We propose and analyse a numerical method for time-harmonic acoustic scattering in $\mathbb{R}^n$, $n=2,3$, by a class of inhomogeneities (penetrable scatterers) with fractal boundary. Our method is based on a Galerkin discretisation of the Lippmann-Schwinger volume integral equation, using a discontinuous piecewise-polynomial approximation space on a geometry-conforming mesh comprising elements which themselves have fractal boundary. We first provide a semi-discrete well-posedness and error analysis for both the $h$- and $p$-versions of our method for completely arbitrary inhomogeneities (without any regularity assumption on the boundary of the inhomogeneity or of the mesh elements). We prove convergence estimates for the integral equation solution and superconvergence estimates for linear functionals such as scattered field and far-field pattern evaluations, and elucidate how the regularity of the inhomogeneity boundary and the regularity of the refractive index affect the rates of convergence predicted. We then specialise to the case where the inhomogeneity is an ``$n$-attractor’’, i.e.\ the fractal attractor of an iterated function system satisfying the open set condition with non-empty interior, showing how in this case the self-similarity of the inhomogeneity can be used to generate geometry-conforming meshes. For the $h$-version with piecewise constant approximation we also present singular quadrature rules, supported by a fully discrete error analysis, permitting practical implementation of our method. We present numerical results for two-dimensional examples, which validate our theoretical results and show that our method is significantly more accurate than a comparable method involving replacement of the fractal inhomogeneity by a smoother prefractal approximation.

💡 Research Summary

This paper addresses the challenging problem of time‑harmonic acoustic scattering by penetrable inhomogeneities whose boundaries are fractal. The governing equation is the inhomogeneous Helmholtz equation with a compactly supported refractive‑index perturbation m and the Sommerfeld radiation condition. By reformulating the problem as the Lippmann‑Schwinger volume integral equation (LSE), the authors develop a Galerkin discretisation that uses a discontinuous piecewise‑polynomial space defined on a geometry‑conforming mesh. In such a mesh each element’s boundary is itself a fractal, so the mesh captures the exact geometry of the scatterer without any geometric approximation.

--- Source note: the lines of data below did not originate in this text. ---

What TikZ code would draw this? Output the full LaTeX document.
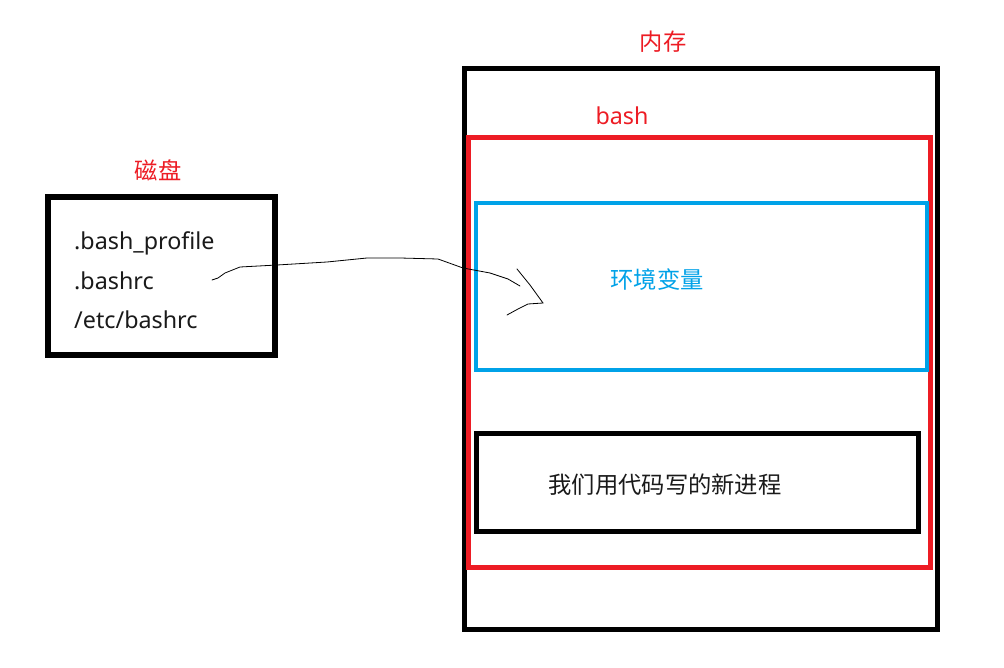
\documentclass[tikz,border=0pt]{standalone}
\usepackage{fontspec}
\setmainfont{Noto Sans}
\newfontfamily\cjk{Noto Sans CJK SC}
\definecolor{paintred}{HTML}{ED1C24}
\definecolor{paintblue}{HTML}{00A2E8}
\definecolor{ink}{HTML}{1A1A1A}
\tikzset{
  frame/.style={draw, line width=#1},
  cjklabel/.style={font=\cjk\fontsize{23.3}{27}\selectfont, inner sep=0pt},
  filelabel/.style={font=\fontsize{23.3}{27}\selectfont, inner sep=0pt, anchor=west, text=ink},
  pen/.style={line width=0.8pt, line cap=round, line join=round}
}
\begin{document}
\begin{tikzpicture}[x=1pt, y=-1pt]
  \useasboundingbox (0,0) rectangle (1004,668);
  \fill[white] (0,0) rectangle (1004,668);

  % disk with startup files
  \draw[frame=6pt] (48,197) rectangle (275,355);
  \node[cjklabel, text=paintred] (disklabel) at (158,170) {磁盘};
  \node[filelabel] (f1) at (74,243) {.bash\_profile};
  \node[filelabel] (f2) at (74,281) {.bashrc};
  \node[filelabel] (f3) at (74,320) {/etc/bashrc};

  % memory
  \draw[frame=5pt] (464.5,68.5) rectangle (937.5,629.5);
  \node[cjklabel, text=paintred] (memlabel) at (663,42) {内存};

  % bash process
  \draw[frame=5pt, paintred] (468.5,137.5) rectangle (930.5,567.5);
  \node[font=\fontsize{23.3}{27}\selectfont, inner sep=0pt, text=paintred] (bashlabel) at (622,116) {bash};

  % environment variables
  \draw[frame=4pt, paintblue] (476,203) rectangle (927,370);
  \node[cjklabel, text=paintblue] (env) at (657,280) {环境变量};

  % child process
  \draw[frame=5pt] (476.5,433.5) rectangle (918.5,531.5);
  \node[cjklabel, text=ink] (child) at (665,485) {我们用代码写的新进程};

  % hand-drawn arrow from the files into the environment
  \coordinate (src) at (212,280);
  \coordinate (dst) at (520,286);
  \coordinate (tip) at (543,303);
  \draw[pen] (src) -- (218,278) -- (225,273) -- (240,267) -- (277,265)
    -- (327,262) -- (367,258) -- (400,258) -- (438,259) -- (463,268)
    -- (490,273) -- (508,279) -- (dst);
  \draw[pen] (517,269) -- (530,285) -- (tip);
  \draw[pen] (tip) -- (528,304) -- (518,309) -- (507,315);
\end{tikzpicture}
\end{document}
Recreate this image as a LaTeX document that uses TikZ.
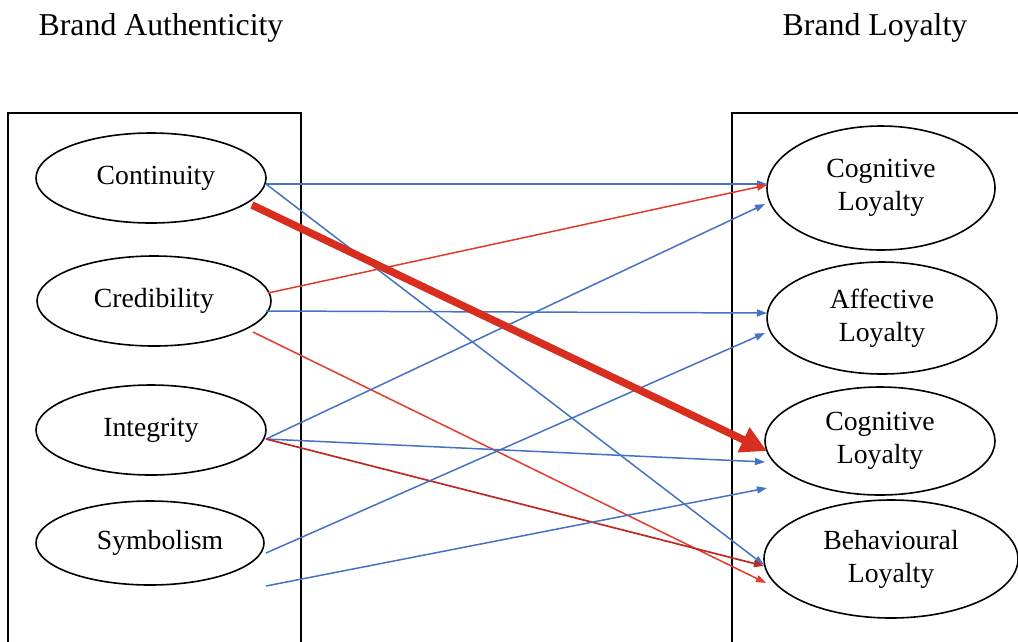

The analysis is carried out in two stages. First, a semi‑discrete (or “half‑discrete”) theory is presented for arbitrary compact inhomogeneities K = supp m and for arbitrary geometry‑conforming meshes. Both the h‑version (mesh size h) and the p‑version (polynomial degree p) are treated. Using recent explicit approximation results for discontinuous spaces, the authors prove stability, quasi‑optimality, and convergence estimates for the LSE solution in Sobolev norms. The rates depend explicitly on the regularity of m and on the fractal regularity of ∂K. Moreover, they establish superconvergence for linear functionals of the solution, such as pointwise evaluations of the scattered field and far‑field pattern calculations.

The second part of the paper focuses on a special class of fractal inhomogeneities called “n‑attractors”. These are attractors of iterated function systems (IFS) satisfying the open set condition and having Hausdorff dimension n. Because of their self‑similarity, the authors construct quasi‑uniform geometry‑conforming meshes recursively: each refinement step reproduces the same fractal pattern at a smaller scale, guaranteeing that the mesh exactly matches the fractal boundary at every level. For the h‑version with piecewise‑constant basis functions, they derive singular quadrature rules that exploit the IFS self‑similarity to transform singular kernel integrals into regular ones on a reference domain. The quadrature analysis, combined with the semi‑discrete theory, yields a fully discrete error estimate (Theorem 4.23) showing that, provided the quadrature order is chosen appropriately, the fully discrete solution converges with the same rate as the semi‑discrete solution.

Numerical experiments are performed in two dimensions for three classic fractals: the Fudgeflake, the Gosper Island, and the Koch Snowflake. For each case the authors compute the total field, scattered field, and far‑field pattern for an incident plane wave. They compare the geometry‑conforming method with a conventional “pre‑fractal” approach that replaces the fractal by a polygonal approximation and then meshes the polygon. The results demonstrate that the geometry‑conforming method achieves significantly lower L²‑ and pointwise errors—often by a factor of two—and that the observed convergence rates match the theoretical predictions. The experiments also show that mesh generation and quadrature costs remain manageable, indicating that the approach is practical for realistic problems.

In conclusion, the paper provides a rigorous mathematical framework and a practical computational strategy for scattering by fractal inhomogeneities. It extends the applicability of Lippmann‑Schwinger volume integral methods to non‑Lipschitz domains, offers explicit convergence guarantees for both h‑ and p‑versions, and supplies concrete algorithms for mesh construction and singular integration on fractal geometries. The authors suggest future work on three‑dimensional extensions, electromagnetic (Maxwell) scattering, higher‑order polynomial bases, and the integration of fast solvers such as the Fast Multipole Method or FFT‑based techniques.